10. In P. Malaichami v. M. Ambalam (supra), on which the High Court relied, the facts were different. In that case, the recount, ordered did not involve the mere mechanical process of counting the valid votes cast in favour of the parties. It involved the kind of counting contemplated under Rule 56 of the Conduct of Election Rules, 1961, 'with all its implications'. The validity of the votes was to be under re-examination. And if the returned candidate intended to take the benefit of such a recount against the election petitioner or other candidate, in whose favour the further declaration of being duly elected had been claimed, it was necessary for him to file a notice of recrimination. In the present case, the appellant was concerned with his claim to his 250 votes. The claim did not involve any reconsideration of the validity of any votes, whether cast in his favour or any other candidate; what was called for was a mere mechanical process of counting. That every order of recount does not bring Section 97 into play was laid down by this Court in Anirudh Prasad v. Rajeshwari Saroj Das and Ors.  Suppl. S.C.R. 91.
11. We are of opinion that the High Court should not have declined to include in the appellant's total votes the 250 votes cast in favour of the appellant but included in the packet of Bahekar. If those votes are included in the appellant's total, the appellant secures the highest number of votes and is entitled to be declared elected.
12. In the circumstances, it is not necessary to consider the other contention of learned Counsel for the appellant that the High Court was in error in directing a recount of the ballot papers.
13. A submission was made by learned Counsel for the fifth respondent that the postal ballot papers were printed in Hindi and therefore, Rule 22 of the Conduct of Election Rules, 1961 was contravened. The point was raised before the High Court and, has, in our opinion, been rightly repelled. On the material before us it is not possible to say that the result of the election has been materially effected by that irregularity.
14. In the appeal filed by Bahekar, the contention raised for him is that on a proper and complete recount of the votes cast for the respective candidates it is he who should be declared duly elected. We are not satisfied that the grounds raised have any substance, and we see no force in his appeal.

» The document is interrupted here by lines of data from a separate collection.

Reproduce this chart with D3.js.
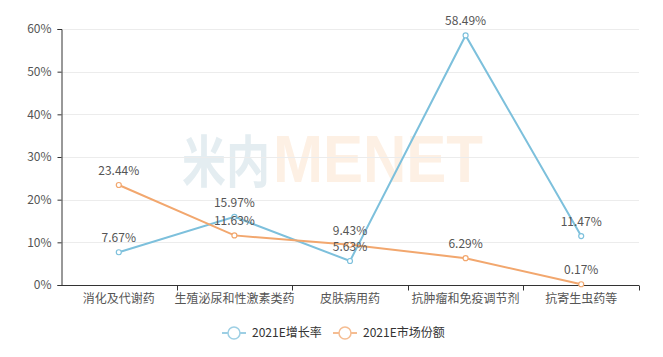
<!DOCTYPE html>
<html><head><meta charset="utf-8">
<script src="https://cdn.jsdelivr.net/npm/d3@7"></script>
<style>
html,body{margin:0;padding:0;background:#fff;}
svg{display:block;font-family:"Noto Sans CJK SC","Microsoft YaHei",sans-serif;}
</style></head>
<body>
<svg id="chart" width="663" height="357"></svg>
<script>
const categories = ["消化及代谢药","生殖泌尿和性激素类药","皮肤病用药","抗肿瘤和免疫调节剂","抗寄生虫药等"];
const seriesNames = ["2021E增长率","2021E市场份额"];
const growth = [7.67, 15.97, 5.63, 58.49, 11.47];
const share = [23.44, 11.63, 9.43, 6.29, 0.17];
const yTicks = [0, 10, 20, 30, 40, 50, 60];
const colors = ["#7dc0dc", "#f2a76e"];

const svg = d3.select("#chart");
const plotLeft = 61, plotRight = 639, plotTop = 29, plotBottom = 285;

const x = d3.scaleBand().domain(categories).range([plotLeft, plotRight]);
const y = d3.scaleLinear().domain([0, 60]).range([plotBottom, plotTop]);

// watermark
const wm = svg.append("g").attr("font-weight", "bold").attr("font-family", "Liberation Sans, Arial, sans-serif");
wm.append("text").attr("x", 182).attr("y", 182).attr("font-size", 56).attr("fill", "#e4edf1")
  .attr("font-family", "Noto Sans CJK SC").attr("textLength", 88).attr("lengthAdjust","spacingAndGlyphs").text("米内");
wm.append("text").attr("x", 273).attr("y", 182).attr("font-size", 67).attr("fill", "#fdf0e4")
  .attr("textLength", 210).attr("lengthAdjust","spacingAndGlyphs").text("MENET");

// gridlines
svg.append("g").selectAll("line").data(yTicks.filter(d => d > 0)).join("line")
  .attr("x1", plotLeft).attr("x2", plotRight)
  .attr("y1", d => Math.round(y(d)) + 0.5).attr("y2", d => Math.round(y(d)) + 0.5)
  .attr("stroke", "#ececec").attr("stroke-width", 1);

// y axis
const yAxis = d3.axisLeft(y).tickValues(yTicks).tickFormat(d => d + "%").tickSize(4).tickPadding(6);
const yg = svg.append("g").attr("transform", `translate(${plotLeft + 0.5},0)`).call(yAxis);
yg.select(".domain").attr("stroke", "#333");
yg.selectAll(".tick line").attr("stroke", "#333");
yg.selectAll(".tick text").attr("fill", "#555").attr("font-size", 12).attr("font-family", "Noto Sans CJK SC");

// x axis
const xAxis = d3.axisBottom(x).tickSize(0).tickPadding(9);
const xg = svg.append("g").attr("transform", `translate(0,${plotBottom + 0.5})`).call(xAxis);
xg.select(".domain").attr("stroke", "#333").attr("d", `M${plotLeft},0H${plotRight}`);
xg.selectAll(".tick text").attr("fill", "#555").attr("font-size", 12).attr("font-family", "Noto Sans CJK SC");
const bounds = categories.map(c => x(c) + x.bandwidth());
xg.append("g").selectAll("line").data(bounds).join("line")
  .attr("x1", d => Math.round(d) + 0.5).attr("x2", d => Math.round(d) + 0.5)
  .attr("y1", 0).attr("y2", 5).attr("stroke", "#333");

const cx = c => x(c) + x.bandwidth() / 2;
const allSeries = [growth, share];

allSeries.forEach((vals, i) => {
  const pts = categories.map((c, j) => ({c, v: vals[j]}));
  svg.append("path").datum(pts)
    .attr("fill", "none").attr("stroke", colors[i]).attr("stroke-width", 2)
    .attr("d", d3.line().x(d => cx(d.c)).y(d => y(d.v)));
  svg.append("g").selectAll("circle").data(pts).join("circle")
    .attr("cx", d => cx(d.c)).attr("cy", d => y(d.v)).attr("r", 2.5)
    .attr("fill", "#fff").attr("stroke", colors[i]).attr("stroke-width", 1.2);
});

allSeries.forEach((vals, i) => {
  const pts = categories.map((c, j) => ({c, v: vals[j]}));
  svg.append("g").selectAll("text").data(pts).join("text")
    .attr("x", d => cx(d.c)).attr("y", d => y(d.v) - 10)
    .attr("text-anchor", "middle").attr("font-size", 12).attr("fill", "#555")
    .text(d => d.v.toFixed(2) + "%");
});

// legend
const legend = svg.append("g");
const legendItems = [{x: 222, tx: 252}, {x: 333, tx: 363}];
seriesNames.forEach((n, i) => {
  const g = legend.append("g").attr("opacity", 0.75);
  const lx = legendItems[i].x, ly = 333;
  g.append("line").attr("x1", lx).attr("x2", lx + 24).attr("y1", ly).attr("y2", ly)
    .attr("stroke", colors[i]).attr("stroke-width", 2);
  g.append("circle").attr("cx", lx + 12).attr("cy", ly).attr("r", 6)
    .attr("fill", "#fff").attr("stroke", colors[i]).attr("stroke-width", 1.5);
  legend.append("text").attr("x", legendItems[i].tx).attr("y", ly).attr("dy", "0.35em")
    .attr("font-size", 12).attr("fill", "#333").text(n);
});
</script>
</body></html>
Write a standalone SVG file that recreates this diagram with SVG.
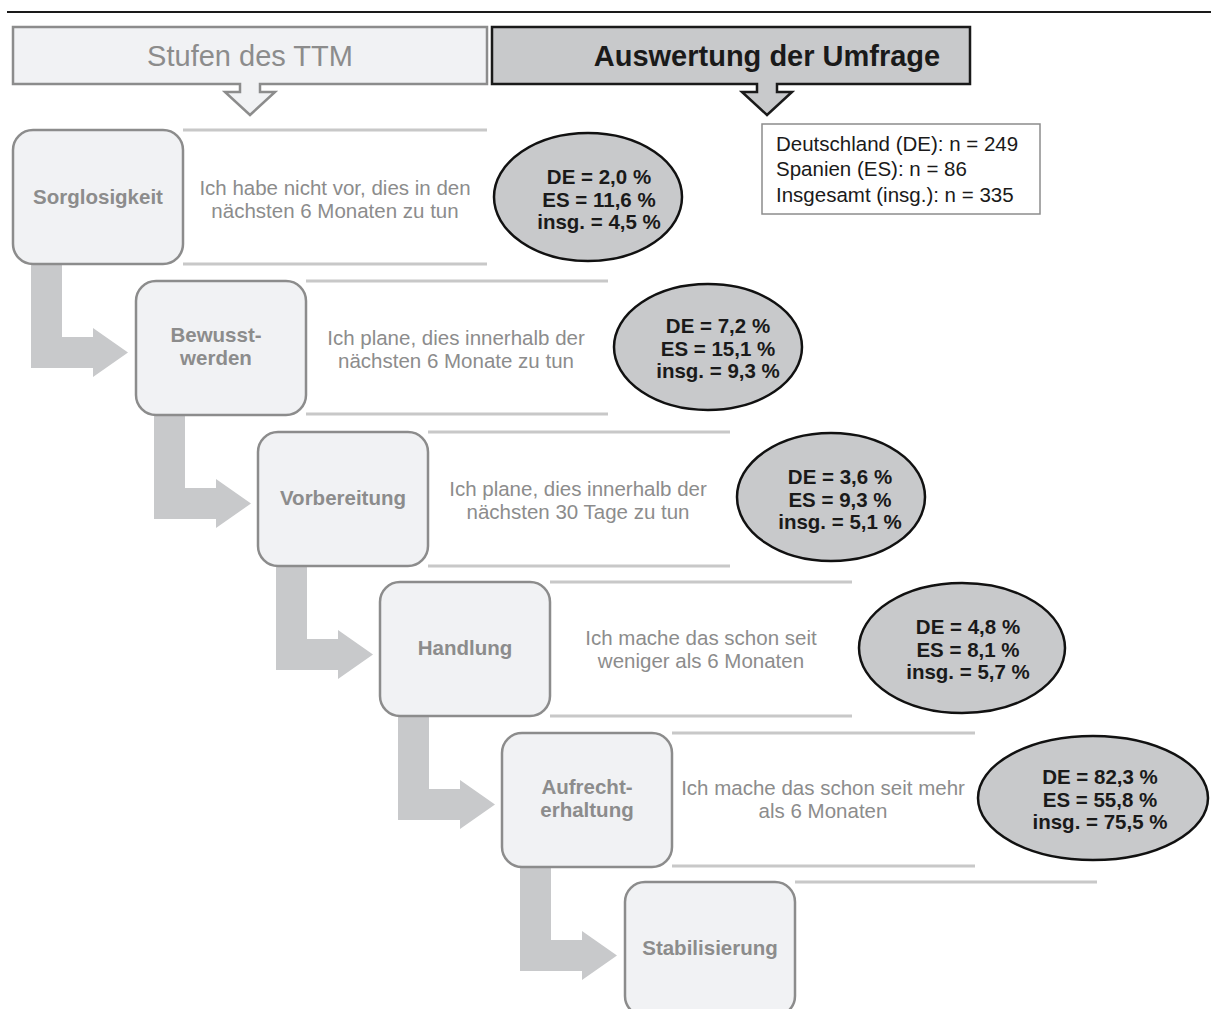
<svg xmlns="http://www.w3.org/2000/svg" width="1211" height="1009" viewBox="0 0 1211 1009">
<style>
.node{fill:#f1f2f4;stroke:#8c8c8c;stroke-width:2.5}
.nlab{font-family:"Liberation Sans",Arial,sans-serif;font-weight:bold;font-size:20.5px;fill:#8c8c8c;text-anchor:middle}
.desc{font-family:"Liberation Sans",Arial,sans-serif;font-size:20.5px;fill:#8c8c8c;text-anchor:middle}
.sep{stroke:#c8c8c8;stroke-width:3}
.ell{fill:#c8c9cb;stroke:#111;stroke-width:2.5}
.etxt{font-family:"Liberation Sans",Arial,sans-serif;font-weight:bold;font-size:20.5px;fill:#1a1a1a;text-anchor:middle}
.flow{fill:#c8c9cb}
.info{font-family:"Liberation Sans",Arial,sans-serif;font-size:20.5px;fill:#1a1a1a}
</style>
<line x1="7" y1="12" x2="1211" y2="12" stroke="#1a1a1a" stroke-width="2"/>
<g id="header-ttm">
<path d="M13,27 H487 V84 H260 V92 H275 L250,115 L225,92 H240 V84 H13 Z" fill="#f1f2f4" stroke="#8c8c8c" stroke-width="2.5"/>
<text x="250" y="66" font-family="Liberation Sans, Arial, sans-serif" font-size="29" fill="#8c8c8c" text-anchor="middle">Stufen des TTM</text>
</g>
<g id="header-umfrage">
<path d="M492,27 H970 V84 H777 V92 H792 L767,115 L742,92 H757 V84 H492 Z" fill="#c8c9cb" stroke="#1a1a1a" stroke-width="2.5"/>
<text x="767" y="66" font-family="Liberation Sans, Arial, sans-serif" font-size="29" font-weight="bold" fill="#1a1a1a" text-anchor="middle">Auswertung der Umfrage</text>
</g>
<g id="info">
<rect x="762" y="124" width="278" height="90" fill="#fff" stroke="#8c8c8c" stroke-width="1.5"/>
<text class="info" x="776" y="151">Deutschland (DE): n = 249</text>
<text class="info" x="776" y="176">Spanien (ES): n = 86</text>
<text class="info" x="776" y="202">Insgesamt (insg.): n = 335</text>
</g>
<g id="connectors">
<path class="flow" d="M31,264 H62 V337 H93 V328 L128,352.5 L93,377 V368 H31 Z"/>
<path class="flow" d="M154,415 H185 V488 H216 V479 L251,503.5 L216,528 V519 H154 Z"/>
<path class="flow" d="M276,566 H307 V639 H338 V630 L373,654.5 L338,679 V670 H276 Z"/>
<path class="flow" d="M398,716 H429 V789 H460 V780 L495,804.5 L460,829 V820 H398 Z"/>
<path class="flow" d="M520,867 H551 V940 H582 V931 L617,955.5 L582,980 V971 H520 Z"/>
</g>
<g id="stage1">
<rect class="node" x="13" y="130" width="170" height="134" rx="20"/>
<text class="nlab" x="98" y="204">Sorglosigkeit</text>
<line class="sep" x1="183" y1="130" x2="487" y2="130"/>
<line class="sep" x1="183" y1="264" x2="487" y2="264"/>
<text class="desc" x="335" y="195">Ich habe nicht vor, dies in den</text>
<text class="desc" x="335" y="218">nächsten 6 Monaten zu tun</text>
<ellipse class="ell" cx="588" cy="197" rx="94" ry="64"/>
<text class="etxt" x="599" y="184">DE = 2,0 %</text>
<text class="etxt" x="599" y="207">ES = 11,6 %</text>
<text class="etxt" x="599" y="229">insg. = 4,5 %</text>
</g>
<g id="stage2">
<rect class="node" x="136" y="281" width="170" height="134" rx="20"/>
<text class="nlab" x="216" y="342">Bewusst-</text>
<text class="nlab" x="216" y="365">werden</text>
<line class="sep" x1="306" y1="281" x2="608" y2="281"/>
<line class="sep" x1="306" y1="414" x2="608" y2="414"/>
<text class="desc" x="456" y="345">Ich plane, dies innerhalb der</text>
<text class="desc" x="456" y="368">nächsten 6 Monate zu tun</text>
<ellipse class="ell" cx="708" cy="347" rx="94" ry="63"/>
<text class="etxt" x="718" y="333">DE = 7,2 %</text>
<text class="etxt" x="718" y="356">ES = 15,1 %</text>
<text class="etxt" x="718" y="378">insg. = 9,3 %</text>
</g>
<g id="stage3">
<rect class="node" x="258" y="432" width="170" height="134" rx="20"/>
<text class="nlab" x="343" y="505">Vorbereitung</text>
<line class="sep" x1="428" y1="432" x2="730" y2="432"/>
<line class="sep" x1="428" y1="566" x2="730" y2="566"/>
<text class="desc" x="578" y="496">Ich plane, dies innerhalb der</text>
<text class="desc" x="578" y="519">nächsten 30 Tage zu tun</text>
<ellipse class="ell" cx="831" cy="497" rx="94" ry="64"/>
<text class="etxt" x="840" y="484">DE = 3,6 %</text>
<text class="etxt" x="840" y="507">ES = 9,3 %</text>
<text class="etxt" x="840" y="529">insg. = 5,1 %</text>
</g>
<g id="stage4">
<rect class="node" x="380" y="582" width="170" height="134" rx="20"/>
<text class="nlab" x="465" y="655">Handlung</text>
<line class="sep" x1="550" y1="582" x2="852" y2="582"/>
<line class="sep" x1="550" y1="716" x2="852" y2="716"/>
<text class="desc" x="701" y="645">Ich mache das schon seit</text>
<text class="desc" x="701" y="668">weniger als 6 Monaten</text>
<ellipse class="ell" cx="962" cy="648" rx="103" ry="65"/>
<text class="etxt" x="968" y="634">DE = 4,8 %</text>
<text class="etxt" x="968" y="657">ES = 8,1 %</text>
<text class="etxt" x="968" y="679">insg. = 5,7 %</text>
</g>
<g id="stage5">
<rect class="node" x="502" y="733" width="170" height="134" rx="20"/>
<text class="nlab" x="587" y="794">Aufrecht-</text>
<text class="nlab" x="587" y="817">erhaltung</text>
<line class="sep" x1="672" y1="733" x2="975" y2="733"/>
<line class="sep" x1="672" y1="866" x2="975" y2="866"/>
<text class="desc" x="823" y="795">Ich mache das schon seit mehr</text>
<text class="desc" x="823" y="818">als 6 Monaten</text>
<ellipse class="ell" cx="1093" cy="798" rx="115" ry="62"/>
<text class="etxt" x="1100" y="784">DE = 82,3 %</text>
<text class="etxt" x="1100" y="807">ES = 55,8 %</text>
<text class="etxt" x="1100" y="829">insg. = 75,5 %</text>
</g>
<g id="stage6">
<rect class="node" x="625" y="882" width="170" height="134" rx="20"/>
<text class="nlab" x="710" y="955">Stabilisierung</text>
<line class="sep" x1="795" y1="882" x2="1097" y2="882"/>
</g>
</svg>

15. In the result, Civil Appeal No. 1936 (NCE) of 1978 is allowed and Civil Appeal No. 2387 (NCE) of 1978 is dismissed. The order of the High Court declaring the election of the appellant void and declaring the fifth respondent duly elected is set aside. The election petition is dismissed. The appellant is entitled to his costs throughout against the second and the fifth respondents in the election petition as Well as in the appeal filed by him. The remaining respondents will bear their own costs in that appeal. All the parties will bear their own costs in the other appeal.